Barone is the ranking member of the Senate Commerce Committee.
“We certainly appreciate his assistance and loyalty to PSU throughout his tenure,” Howard W. Smith, assistant to the Pittsburg State University president, said Monday.
He recalled Barone’s role in obtaining funding for the Kansas Technology Center and more recently Barone’s help in establishing grant money to boost enrollment for the school’s nursing program.
But Barone has been embattled on a number of fronts in recent years.
Last summer, Democratic leaders in the Senate removed Barone from the Ways and Means Committee in advance of the legislative session.
Barone’s clashes with party leadership also resulted in his demotion in 2006 from ranking member of the budget committee to the Elections and Local Government Committee.
Barone has filed a lawsuit against the Kansas Racing and Gaming Commission in an effort to find out why he failed a routine background check last fall. Barone has said he has been in the dark about what caused him to fail the check in October, when the commission was reviewing his license-renewal application for his post as president of The Racing Association of Kansas Southeast, the license holder for the dog-racing track in Frontenac.
Barone had served on the TRAK Southeast board for more than a decade, and passed background checks in 1995 and 2000.
Two men, both Republicans, are currently running to replace Barone in the 13th District. They are Jacob LaTurner, of Pittsburg, and Bob Marshall, of Fort Scott. The filing deadline is Tuesday.
Andy Ostmeyer is the metro editor for The Joplin Globe.


‘Trousergate’
Some of Sen. Jim Barone’s colleagues in the Senate in February wanted to strip him of a leadership position within the party. The motion came after Barone allegedly was caught leaving a retreat for Democrats with sensitive polling data stuffed down the back of his pants. The incident was referred to in Topeka as “trousergate.”
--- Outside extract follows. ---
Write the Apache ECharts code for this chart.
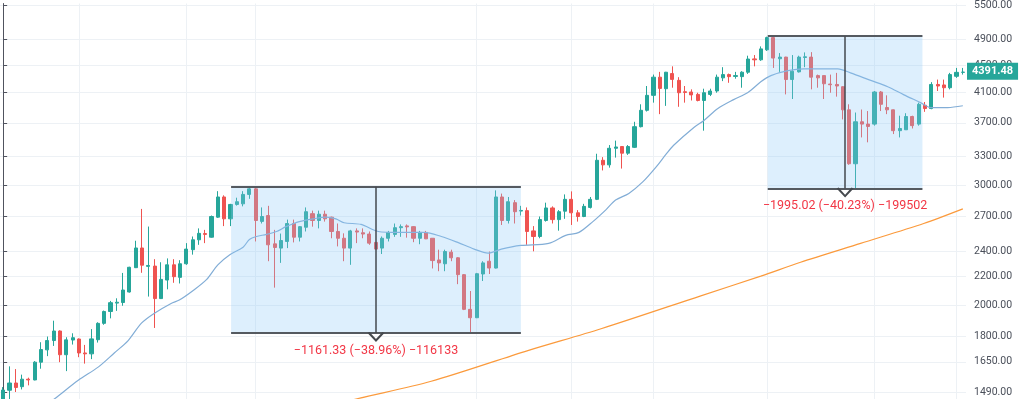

“This incident is beyond the pale, in my opinion, because the instructions for everybody were the poll wasn’t to leave the room,” Senate Minority Leader Anthony Hensley, D-Topeka, said at the time.
Barone said the effort to dismiss him was political.
“This is just part of the continuing rhetoric to discredit me and my work up there (in Topeka),” Barone said at the time. “There is obviously, and has been for some time, an agenda to diminish my perceived effectiveness.”